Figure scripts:
+-------+

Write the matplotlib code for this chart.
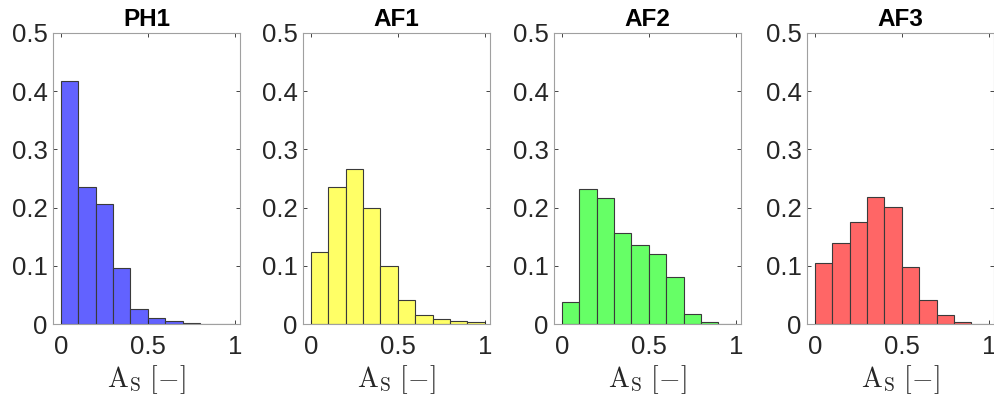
import numpy as np
import matplotlib
matplotlib.use("Agg")
import matplotlib.pyplot as plt

plt.rcParams['font.family'] = ['Liberation Sans', 'DejaVu Sans']
plt.rcParams['mathtext.fontset'] = 'cm'

# bin edges 0:0.1:1, relative frequencies
bin_edges = np.round(np.arange(0, 1.01, 0.1), 2)
titles = ['PH1', 'AF1', 'AF2', 'AF3']
ph1 = [0.417, 0.236, 0.207, 0.096, 0.026, 0.010, 0.005, 0.002, 0.0, 0.0]
af1 = [0.123, 0.236, 0.267, 0.199, 0.100, 0.042, 0.016, 0.008, 0.005, 0.003]
af2 = [0.037, 0.232, 0.216, 0.156, 0.135, 0.120, 0.080, 0.017, 0.003, 0.0]
af3 = [0.105, 0.140, 0.175, 0.219, 0.201, 0.098, 0.042, 0.015, 0.003, 0.0]
colors = ['#6262ff', '#ffff66', '#66ff66', '#ff6666']

series = [ph1, af1, af2, af3]
lefts_px = [53, 303, 554, 807]

fig = plt.figure(figsize=(9.95, 4.03), dpi=100)

for i in range(4):
    ax = fig.add_axes([lefts_px[i] / 995, 79 / 403, 187 / 995, 291 / 403])
    ax.bar(bin_edges[:-1], series[i], width=0.1, align='edge',
           color=colors[i], edgecolor='#3a3a3a', linewidth=0.8)
    ax.set_xlim(-0.045, 1.03)
    ax.set_ylim(0, 0.5)
    ax.set_xticks([0, 0.5, 1])
    ax.set_xticklabels(['0', '0.5', '1'])
    ax.set_yticks([0, 0.1, 0.2, 0.3, 0.4, 0.5])
    ax.set_yticklabels(['0', '0.1', '0.2', '0.3', '0.4', '0.5'])
    ax.tick_params(direction='in', top=True, right=True, labelsize=18.5,
                   colors='#262626', length=3, width=0.6)
    ax.tick_params(axis='x', pad=8)
    ax.tick_params(axis='y', pad=4)
    for sp in ax.spines.values():
        sp.set_color('#a0a0a0')
        sp.set_linewidth(0.8)
    ax.set_title(titles[i], fontsize=17.5, fontweight='bold', pad=5)
    ax.set_xlabel(r'$\mathrm{A_S}\ [-]$', fontsize=20, color='#262626', labelpad=3)

fig.savefig('out.png', dpi=100)
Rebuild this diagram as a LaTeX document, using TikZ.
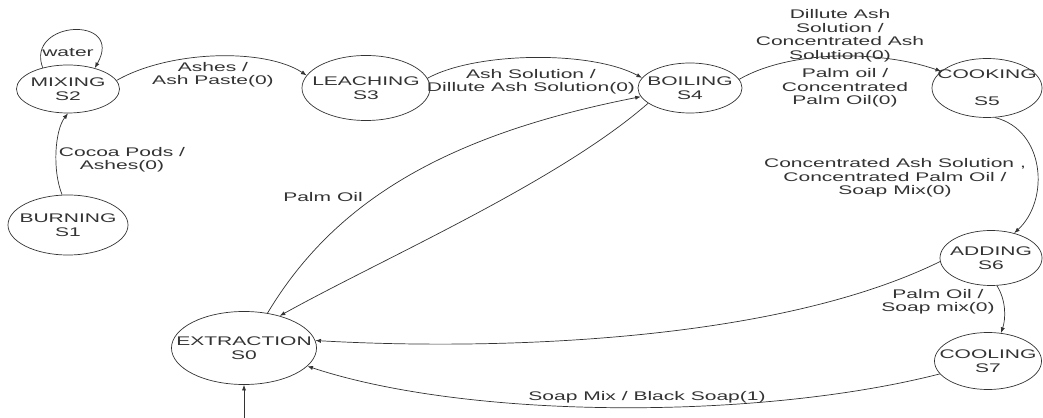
\documentclass[tikz,border=0pt]{standalone}
\usepackage{fontspec}
\setmainfont{Liberation Sans}[FakeStretch=1.68]
\usetikzlibrary{shapes.geometric,arrows.meta}
\newcommand{\stname}[2]{\makebox[0pt]{#1}\\\makebox[0pt]{#2}}
\tikzset{
  stnode/.style={draw, ellipse, inner sep=0pt, align=center},
  lbl/.style={align=center, inner sep=0pt},
  tr/.style={-{Latex[length=4pt,width=3pt]}},
}

\begin{document}
\begin{tikzpicture}[x=0.025cm, y=-0.025cm, line width=0.5pt, color=black!80, font=\fontsize{8.9pt}{9.6pt}\selectfont]
\useasboundingbox (0,0) rectangle (1043,418);
\node[stnode, minimum width=2.575cm, minimum height=1.2cm] (mixing) at (68,89) {\stname{MIXING}{S2}};
\node[stnode, minimum width=3cm, minimum height=1.5cm] (burning) at (68,225) {\stname{BURNING}{S1}};
\node[stnode, minimum width=3.2cm, minimum height=1.625cm] (leaching) at (366,88) {\stname{LEACHING}{S3}};
\node[stnode, minimum width=2.6cm, minimum height=1.25cm] (boiling) at (690,88) {\stname{BOILING}{S4}};
\node[stnode, minimum width=2.75cm, minimum height=1.475cm] (cooking) at (987,88) {\makebox[0pt]{COOKING}\\[9.6pt]\makebox[0pt]{S5}};
\node[stnode, minimum width=2.55cm, minimum height=1.375cm] (adding) at (991,258) {\stname{ADDING}{S6}};
\node[stnode, minimum width=2.675cm, minimum height=1.425cm] (cooling) at (988,361) {\stname{COOLING}{S7}};
\node[stnode, minimum width=3.625cm, minimum height=1.825cm] (extraction) at (244,348) {\stname{EXTRACTION}{S0}};
\coordinate (start) at (244,418);
\node[lbl] (lwater) at (68,53) {water};
\node[lbl] (lcocoa) at (122,160) {Cocoa Pods /\\Ashes(0)};
\node[lbl] (lashes) at (213,75) {Ashes /\\Ash Paste(0)};
\node[lbl] (lash) at (531,82) {Ash Solution /\\Dillute Ash Solution(0)};
\node[lbl] (ldilute) at (840,36) {Dillute Ash\\Solution /\\Concentrated Ash\\Solution(0)};
\node[lbl] (lpalm) at (845,88) {Palm oil /\\Concentrated\\Palm Oil(0)};
\node[lbl] (lconc) at (895,178) {Concentrated Ash Solution ,\\Concentrated Palm Oil /\\Soap Mix(0)};
\node[lbl] (lsoap) at (938,302) {Palm Oil /\\Soap mix(0)};
\node[lbl] (lblack) at (647,397) {Soap Mix / Black Soap(1)};
\node[lbl] (loil) at (323,197) {Palm Oil};
\draw[tr] (burning.101) .. controls (52,170) and (55,130) .. (mixing.south);
\draw[tr] (mixing.140) .. controls (25,20) and (125,15) .. (mixing.38);
\draw[tr] (mixing.10) .. controls (170,50) and (265,48) .. (leaching.168);
\draw[tr] (leaching.9) .. controls (475,52) and (590,50) .. (boiling.168);
\draw[tr] (boiling.10) .. controls (790,50) and (880,50) .. (cooking.160);
\draw[tr] (cooking.285) .. controls (1045,130) and (1050,200) .. (adding.47);
\draw[tr] (adding.282) .. controls (1006,300) and (1006,318) .. (cooling.65);
\draw[tr] (adding.184) .. controls (770,345) and (480,350) .. (extraction.6);
\draw[tr] (cooling.195) .. controls (760,420) and (470,420) .. (extraction.344);
\draw[tr] (extraction.56) .. controls (334,202) and (445,135) .. (boiling.190);
\draw[tr] (boiling.200) .. controls (558,182) and (384,258) .. (extraction.42);
\draw[tr] (start) -- (extraction.south);
\end{tikzpicture}
\end{document}
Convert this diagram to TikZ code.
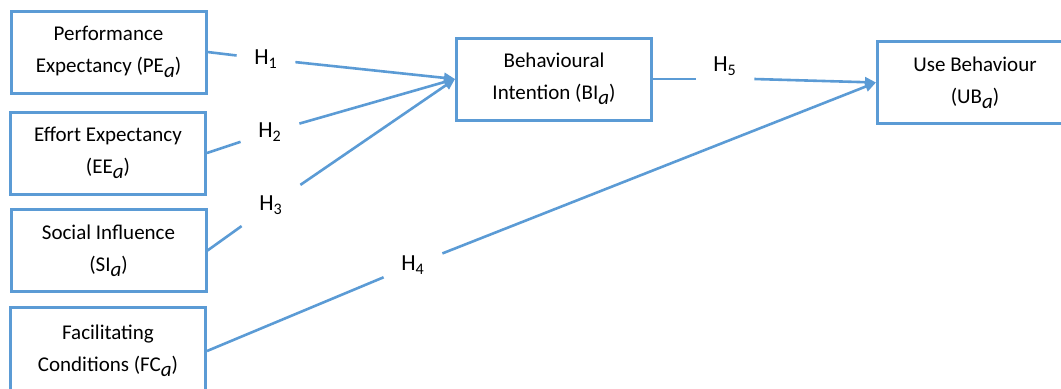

+-------+

Set exercise:
Repeat exactly and only the lines from the start of the data above through the line that holds "plt.rcParams['mathtext.fontset'] = 'cm'", inclusive. Pictures do not belong in the copy.

Answer:
Write the matplotlib code for this chart.
import numpy as np
import matplotlib
matplotlib.use("Agg")
import matplotlib.pyplot as plt

plt.rcParams['font.family'] = ['Liberation Sans', 'DejaVu Sans']
plt.rcParams['mathtext.fontset'] = 'cm'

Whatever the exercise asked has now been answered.